Go through the listing and write out all of it exactly.

········

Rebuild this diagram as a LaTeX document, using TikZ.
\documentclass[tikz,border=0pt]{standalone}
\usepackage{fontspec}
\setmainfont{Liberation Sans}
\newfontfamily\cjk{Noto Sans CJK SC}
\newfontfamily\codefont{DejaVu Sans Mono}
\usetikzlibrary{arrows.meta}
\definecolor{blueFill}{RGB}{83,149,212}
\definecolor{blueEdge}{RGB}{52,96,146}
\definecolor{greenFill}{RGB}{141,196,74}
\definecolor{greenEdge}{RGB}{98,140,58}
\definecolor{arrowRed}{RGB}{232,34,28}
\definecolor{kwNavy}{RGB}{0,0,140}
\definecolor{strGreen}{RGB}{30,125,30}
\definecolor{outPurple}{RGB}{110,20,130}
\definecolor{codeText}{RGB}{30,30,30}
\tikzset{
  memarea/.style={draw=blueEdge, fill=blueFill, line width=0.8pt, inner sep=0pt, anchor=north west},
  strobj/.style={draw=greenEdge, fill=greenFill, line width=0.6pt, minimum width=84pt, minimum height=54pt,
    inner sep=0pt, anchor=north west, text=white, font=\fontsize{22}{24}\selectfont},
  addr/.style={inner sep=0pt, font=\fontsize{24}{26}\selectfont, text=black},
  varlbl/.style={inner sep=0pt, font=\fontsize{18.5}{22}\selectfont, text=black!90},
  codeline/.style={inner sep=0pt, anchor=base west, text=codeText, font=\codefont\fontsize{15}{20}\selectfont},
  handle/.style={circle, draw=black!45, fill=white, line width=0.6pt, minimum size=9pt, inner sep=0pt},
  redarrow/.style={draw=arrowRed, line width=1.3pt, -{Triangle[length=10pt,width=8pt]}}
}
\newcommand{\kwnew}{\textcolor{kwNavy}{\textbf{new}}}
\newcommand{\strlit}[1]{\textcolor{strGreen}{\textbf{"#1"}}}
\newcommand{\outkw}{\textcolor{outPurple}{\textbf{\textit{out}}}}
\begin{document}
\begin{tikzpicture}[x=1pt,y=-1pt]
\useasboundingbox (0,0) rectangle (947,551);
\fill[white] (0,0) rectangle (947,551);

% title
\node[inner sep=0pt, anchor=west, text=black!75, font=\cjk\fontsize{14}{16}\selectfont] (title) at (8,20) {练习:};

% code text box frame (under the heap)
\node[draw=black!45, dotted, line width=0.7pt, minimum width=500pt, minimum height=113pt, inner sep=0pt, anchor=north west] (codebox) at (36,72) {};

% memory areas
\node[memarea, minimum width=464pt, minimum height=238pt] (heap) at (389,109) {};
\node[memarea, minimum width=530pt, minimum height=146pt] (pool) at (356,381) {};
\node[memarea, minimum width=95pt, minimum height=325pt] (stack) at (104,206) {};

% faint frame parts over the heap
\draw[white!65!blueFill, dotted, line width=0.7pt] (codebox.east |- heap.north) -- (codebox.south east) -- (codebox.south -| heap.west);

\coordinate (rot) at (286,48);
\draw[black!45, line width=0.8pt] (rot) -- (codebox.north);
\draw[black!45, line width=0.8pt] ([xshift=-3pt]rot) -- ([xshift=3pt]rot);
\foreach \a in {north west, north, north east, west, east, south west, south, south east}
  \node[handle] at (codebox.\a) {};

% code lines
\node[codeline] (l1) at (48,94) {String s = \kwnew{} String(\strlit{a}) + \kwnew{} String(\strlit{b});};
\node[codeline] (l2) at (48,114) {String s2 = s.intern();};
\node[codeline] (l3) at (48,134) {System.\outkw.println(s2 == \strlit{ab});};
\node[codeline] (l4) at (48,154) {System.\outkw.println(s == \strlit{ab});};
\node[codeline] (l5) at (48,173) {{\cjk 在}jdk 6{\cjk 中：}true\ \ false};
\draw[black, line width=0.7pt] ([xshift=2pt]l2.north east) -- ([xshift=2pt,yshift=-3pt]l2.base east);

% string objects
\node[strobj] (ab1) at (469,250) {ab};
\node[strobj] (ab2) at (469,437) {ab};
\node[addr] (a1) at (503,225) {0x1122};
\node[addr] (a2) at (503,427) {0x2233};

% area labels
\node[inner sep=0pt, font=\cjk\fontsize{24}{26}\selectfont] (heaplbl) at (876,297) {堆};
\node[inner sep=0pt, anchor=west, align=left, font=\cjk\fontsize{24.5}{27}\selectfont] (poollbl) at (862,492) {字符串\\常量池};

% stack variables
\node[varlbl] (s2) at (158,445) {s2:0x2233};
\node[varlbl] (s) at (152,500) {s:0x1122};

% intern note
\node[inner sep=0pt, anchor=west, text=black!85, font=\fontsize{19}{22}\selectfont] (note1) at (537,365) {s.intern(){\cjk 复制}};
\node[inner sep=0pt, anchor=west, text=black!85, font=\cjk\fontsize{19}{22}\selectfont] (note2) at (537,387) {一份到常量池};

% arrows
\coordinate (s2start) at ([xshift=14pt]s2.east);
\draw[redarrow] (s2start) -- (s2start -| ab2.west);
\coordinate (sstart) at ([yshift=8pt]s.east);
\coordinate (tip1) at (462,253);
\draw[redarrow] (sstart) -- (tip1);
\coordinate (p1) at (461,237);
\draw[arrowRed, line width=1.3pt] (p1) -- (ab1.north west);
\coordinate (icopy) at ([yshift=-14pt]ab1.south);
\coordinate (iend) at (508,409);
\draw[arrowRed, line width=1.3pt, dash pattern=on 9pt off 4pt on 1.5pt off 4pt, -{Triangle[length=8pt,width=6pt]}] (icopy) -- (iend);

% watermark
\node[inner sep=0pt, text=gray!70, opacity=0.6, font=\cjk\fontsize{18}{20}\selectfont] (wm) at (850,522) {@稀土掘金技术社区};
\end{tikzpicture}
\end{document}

········

### Exercise output
Rebuild this diagram as a LaTeX document, using TikZ.
\documentclass[tikz,border=0pt]{standalone}
\usepackage{fontspec}
\setmainfont{Liberation Sans}
\newfontfamily\cjk{Noto Sans CJK SC}
\newfontfamily\codefont{DejaVu Sans Mono}
\usetikzlibrary{arrows.meta}
\definecolor{blueFill}{RGB}{83,149,212}
\definecolor{blueEdge}{RGB}{52,96,146}
\definecolor{greenFill}{RGB}{141,196,74}
\definecolor{greenEdge}{RGB}{98,140,58}
\definecolor{arrowRed}{RGB}{232,34,28}
\definecolor{kwNavy}{RGB}{0,0,140}
\definecolor{strGreen}{RGB}{30,125,30}
\definecolor{outPurple}{RGB}{110,20,130}
\definecolor{codeText}{RGB}{30,30,30}
\tikzset{
  memarea/.style={draw=blueEdge, fill=blueFill, line width=0.8pt, inner sep=0pt, anchor=north west},
  strobj/.style={draw=greenEdge, fill=greenFill, line width=0.6pt, minimum width=84pt, minimum height=54pt,
    inner sep=0pt, anchor=north west, text=white, font=\fontsize{22}{24}\selectfont},
  addr/.style={inner sep=0pt, font=\fontsize{24}{26}\selectfont, text=black},
  varlbl/.style={inner sep=0pt, font=\fontsize{18.5}{22}\selectfont, text=black!90},
  codeline/.style={inner sep=0pt, anchor=base west, text=codeText, font=\codefont\fontsize{15}{20}\selectfont},
  handle/.style={circle, draw=black!45, fill=white, line width=0.6pt, minimum size=9pt, inner sep=0pt},
  redarrow/.style={draw=arrowRed, line width=1.3pt, -{Triangle[length=10pt,width=8pt]}}
}
\newcommand{\kwnew}{\textcolor{kwNavy}{\textbf{new}}}
\newcommand{\strlit}[1]{\textcolor{strGreen}{\textbf{"#1"}}}
\newcommand{\outkw}{\textcolor{outPurple}{\textbf{\textit{out}}}}
\begin{document}
\begin{tikzpicture}[x=1pt,y=-1pt]
\useasboundingbox (0,0) rectangle (947,551);
\fill[white] (0,0) rectangle (947,551);

% title
\node[inner sep=0pt, anchor=west, text=black!75, font=\cjk\fontsize{14}{16}\selectfont] (title) at (8,20) {练习:};

% code text box frame (under the heap)
\node[draw=black!45, dotted, line width=0.7pt, minimum width=500pt, minimum height=113pt, inner sep=0pt, anchor=north west] (codebox) at (36,72) {};

% memory areas
\node[memarea, minimum width=464pt, minimum height=238pt] (heap) at (389,109) {};
\node[memarea, minimum width=530pt, minimum height=146pt] (pool) at (356,381) {};
\node[memarea, minimum width=95pt, minimum height=325pt] (stack) at (104,206) {};

% faint frame parts over the heap
\draw[white!65!blueFill, dotted, line width=0.7pt] (codebox.east |- heap.north) -- (codebox.south east) -- (codebox.south -| heap.west);

\coordinate (rot) at (286,48);
\draw[black!45, line width=0.8pt] (rot) -- (codebox.north);
\draw[black!45, line width=0.8pt] ([xshift=-3pt]rot) -- ([xshift=3pt]rot);
\foreach \a in {north west, north, north east, west, east, south west, south, south east}
  \node[handle] at (codebox.\a) {};

% code lines
\node[codeline] (l1) at (48,94) {String s = \kwnew{} String(\strlit{a}) + \kwnew{} String(\strlit{b});};
\node[codeline] (l2) at (48,114) {String s2 = s.intern();};
\node[codeline] (l3) at (48,134) {System.\outkw.println(s2 == \strlit{ab});};
\node[codeline] (l4) at (48,154) {System.\outkw.println(s == \strlit{ab});};
\node[codeline] (l5) at (48,173) {{\cjk 在}jdk 6{\cjk 中：}true\ \ false};
\draw[black, line width=0.7pt] ([xshift=2pt]l2.north east) -- ([xshift=2pt,yshift=-3pt]l2.base east);

% string objects
\node[strobj] (ab1) at (469,250) {ab};
\node[strobj] (ab2) at (469,437) {ab};
\node[addr] (a1) at (503,225) {0x1122};
\node[addr] (a2) at (503,427) {0x2233};

% area labels
\node[inner sep=0pt, font=\cjk\fontsize{24}{26}\selectfont] (heaplbl) at (876,297) {堆};
\node[inner sep=0pt, anchor=west, align=left, font=\cjk\fontsize{24.5}{27}\selectfont] (poollbl) at (862,492) {字符串\\常量池};

% stack variables
\node[varlbl] (s2) at (158,445) {s2:0x2233};
\node[varlbl] (s) at (152,500) {s:0x1122};

% intern note
\node[inner sep=0pt, anchor=west, text=black!85, font=\fontsize{19}{22}\selectfont] (note1) at (537,365) {s.intern(){\cjk 复制}};
\node[inner sep=0pt, anchor=west, text=black!85, font=\cjk\fontsize{19}{22}\selectfont] (note2) at (537,387) {一份到常量池};

% arrows
\coordinate (s2start) at ([xshift=14pt]s2.east);
\draw[redarrow] (s2start) -- (s2start -| ab2.west);
\coordinate (sstart) at ([yshift=8pt]s.east);
\coordinate (tip1) at (462,253);
\draw[redarrow] (sstart) -- (tip1);
\coordinate (p1) at (461,237);
\draw[arrowRed, line width=1.3pt] (p1) -- (ab1.north west);
\coordinate (icopy) at ([yshift=-14pt]ab1.south);
\coordinate (iend) at (508,409);
\draw[arrowRed, line width=1.3pt, dash pattern=on 9pt off 4pt on 1.5pt off 4pt, -{Triangle[length=8pt,width=6pt]}] (icopy) -- (iend);

% watermark
\node[inner sep=0pt, text=gray!70, opacity=0.6, font=\cjk\fontsize{18}{20}\selectfont] (wm) at (850,522) {@稀土掘金技术社区};
\end{tikzpicture}
\end{document}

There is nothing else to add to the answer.